注文は、と聞かれ、何があるの、と尋ねる。
「マルゲリータとマリナーラ」
Mには、この2種類しかない。
よほど味に自信があるのだろう。
私は、マルゲリータを注文する。
私の目の前で、店員さんがピッツァの生地をくるくる回す。
生地が出来ると、刻んだトマトをのせる。
チーズをぱらぱらと振り、バジルをのせる。
オリーブ油をかけたら、あとは釜で焼くだけ。
簡単だ。

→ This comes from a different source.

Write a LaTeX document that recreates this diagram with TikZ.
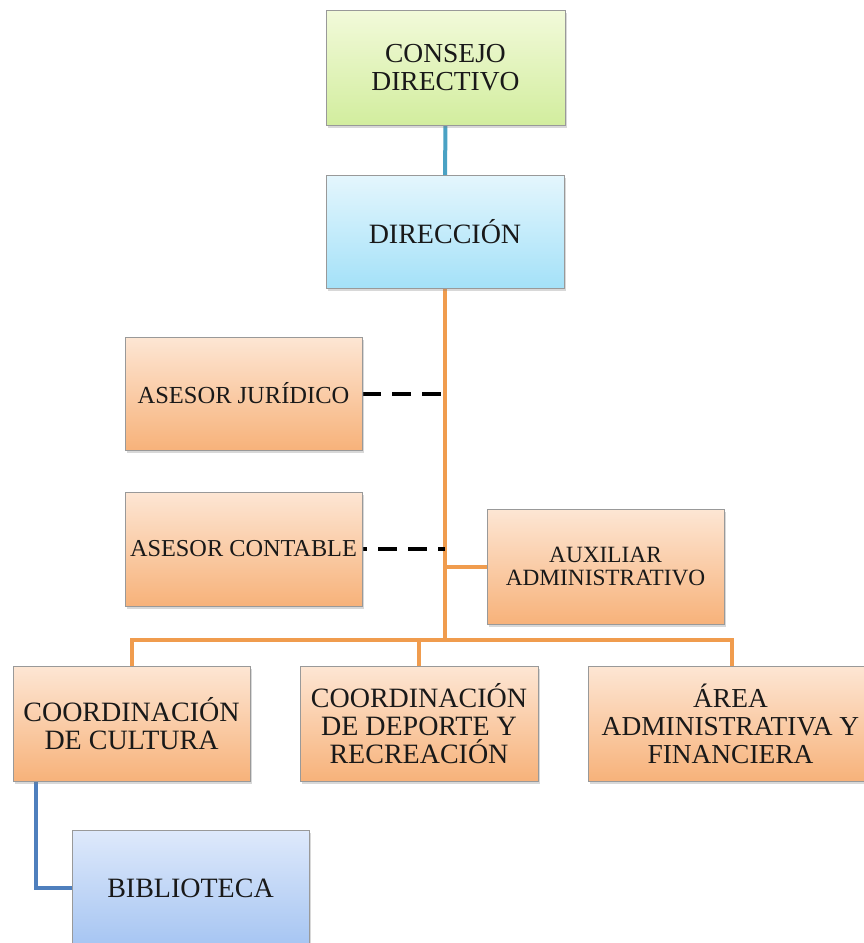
\documentclass[tikz,border=0pt]{standalone}
\usepackage{fontspec}
\setmainfont{Liberation Serif}
\newfontfamily\rmn{Liberation Serif}
\usetikzlibrary{shadows,backgrounds}

\definecolor{txt}{RGB}{25,25,25}
\definecolor{grnT}{RGB}{242,250,218}
\definecolor{grnB}{RGB}{210,237,158}
\definecolor{cyaT}{RGB}{228,246,253}
\definecolor{cyaB}{RGB}{164,225,248}
\definecolor{orgT}{RGB}{253,230,212}
\definecolor{orgB}{RGB}{247,178,122}
\definecolor{bluT}{RGB}{222,233,251}
\definecolor{bluB}{RGB}{166,197,242}
\definecolor{orgL}{RGB}{240,156,78}
\definecolor{cyaL}{RGB}{74,162,196}
\definecolor{bluL}{RGB}{79,127,189}

\tikzset{
  unit/.style={draw=black!40, line width=0.7pt, inner sep=0pt, outer sep=0pt,
    anchor=north west, align=center, text=txt,
    drop shadow={shadow xshift=1.5pt, shadow yshift=-2.5pt, opacity=0.3}},
  greenbox/.style={unit, top color=grnT, bottom color=grnB},
  cyanbox/.style={unit, top color=cyaT, bottom color=cyaB},
  orangebox/.style={unit, top color=orgT, bottom color=orgB},
  bluebox/.style={unit, top color=bluT, bottom color=bluB},
  orgline/.style={draw=orgL, line width=4pt},
  cyaline/.style={draw=cyaL, line width=4pt},
  bluline/.style={draw=bluL, line width=4pt},
  dashline/.style={draw=black, line width=4pt, dash pattern=on 19pt off 11pt}
}

\begin{document}
\begin{tikzpicture}[x=1pt, y=-1pt]
\useasboundingbox (0,0) rectangle (864,943);

% top of the hierarchy
\node[greenbox, minimum width=239pt, minimum height=115pt,
      font=\rmn\fontsize{27.5}{28}\selectfont] (consejo) at (326,10)
      {CONSEJO\\DIRECTIVO};
\node[cyanbox, minimum width=238pt, minimum height=113pt,
      font=\rmn\fontsize{28}{28}\selectfont] (direccion) at (326,175)
      {DIRECCIÓN};

% advisory units
\node[orangebox, minimum width=237pt, minimum height=113pt,
      font=\rmn\fontsize{24.5}{25}\selectfont] (asesorJ) at (125,337)
      {ASESOR JURÍDICO};
\node[orangebox, minimum width=237pt, minimum height=114pt,
      font=\rmn\fontsize{24.3}{25}\selectfont] (asesorC) at (125,492)
      {ASESOR CONTABLE};
\node[orangebox, minimum width=237pt, minimum height=115pt,
      font=\rmn\fontsize{23.3}{23}\selectfont] (aux) at (487,509)
      {AUXILIAR\\ADMINISTRATIVO};

% operating areas
\node[orangebox, minimum width=237pt, minimum height=115pt,
      font=\rmn\fontsize{28}{28}\selectfont] (cultura) at (13,666)
      {COORDINACIÓN\\DE CULTURA};
\node[orangebox, minimum width=238pt, minimum height=115pt,
      font=\rmn\fontsize{28}{28}\selectfont] (deporte) at (300,666)
      {COORDINACIÓN\\DE DEPORTE Y\\RECREACIÓN};
\node[orangebox, minimum width=282pt, minimum height=115pt,
      font=\rmn\fontsize{27.4}{28}\selectfont] (area) at (588,666)
      {\hspace*{3pt}ÁREA\\\hspace*{3pt}ADMINISTRATIVA Y\\\hspace*{3pt}FINANCIERA};

% library under culture
\node[bluebox, minimum width=237pt, minimum height=116pt,
      font=\rmn\fontsize{28}{28}\selectfont] (biblio) at (72,830)
      {BIBLIOTECA};

\coordinate (areadrop) at (732,640);
\coordinate (bstart) at (36,781);

\begin{scope}[on background layer]
  \fill[white] (0,0) rectangle (864,943);
  \draw[cyaline] (consejo.south) -- (direccion.north);
  \draw[orgline] (direccion.south) -- (direccion.south |- areadrop);
  \draw[orgline] (aux.west) -- (aux.west -| direccion.south);
  \draw[orgline] (cultura.north) |- (areadrop) -- (areadrop |- area.north);
  \draw[orgline] (deporte.north) -- (deporte.north |- areadrop);
  \draw[dashline, shorten >=4pt] (asesorJ.east) -- (asesorJ.east -| direccion.south);
  \draw[dashline, dash phase=14pt] (asesorC.east) -- (asesorC.east -| direccion.south);
  \draw[bluline] (bstart) |- (biblio.west);
\end{scope}
\end{tikzpicture}
\end{document}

見ていてそう思う。
マルゲリータが出てきた。
ひとくち食べてみる。
「うまい」
私は幸せを感じる。
このMという店は何故か、日によって味が違う。
私はナポリ滞在中、4度Mでピッツァを食べたのだが、2度はおいしく、2度はふつうだった。
おいしかった2度のうちの1度は、私の人生で最高のピッツァだった。
その最高のピッツァを食べた日。
夢中になってピッツァを平らげた私に、店員が声をかけてきた。
「ボーノか」
「最高にボーノだ」
興奮した私はこたえる。
「良かったら、チップを払っていってくれないか」
何、と貧乏旅行者の私は、その言葉に反応してしまった。
いま思い出しても赤面してしまう言葉を、私は店内に響き渡る声で怒鳴る。
「俺は何度かこの店に来たが、そんなことを言われたのは初めてだ」
私は、誰もいないレジカウンターに、食べた分だけのお金をたたきつけて店をでた。
しかも、厚顔な私は、翌日もMにピッツァを食べにいき、またもチップを無視して店をでている。
数日後、アッシジのユースで、ローマでも宿が一緒だった女性に会った。
聞くと、私にすすめられたMにピッツァを食べにいったという。
レシートを見せてもらうと、私が行ったときには無かったサービス料が含まれている。
ああ、多分私のせいだ。
Mのピッツァはとても良心的な値段だと思う。
マルゲリータもマリナーラも5000リラ(約400円)と安い。
結構従業員のいるMは、その収入をチップに頼るところもあったのだろう。
初めのうちは、チップを払わない私に、店のピッツァが気に入らなかったのかと思って何も言わなかったのだろうが、何度か店に足を運ぶので、チップを忘れていると思ったのだろう。
店員に悪意はなかったと思う。
悪いことをした。
Mのような店の場合、高い満足度と安い料金の差を埋めるためのチップという習慣は、ステキな習慣だと思う。
もし、またMに行く機会があったら、今度はサービス料とは別にチップも払おうと思っている。
ステキな習慣をつぶしてしまった、せめてものおわびと、最高のピッツァを食べさせてくれたお礼に。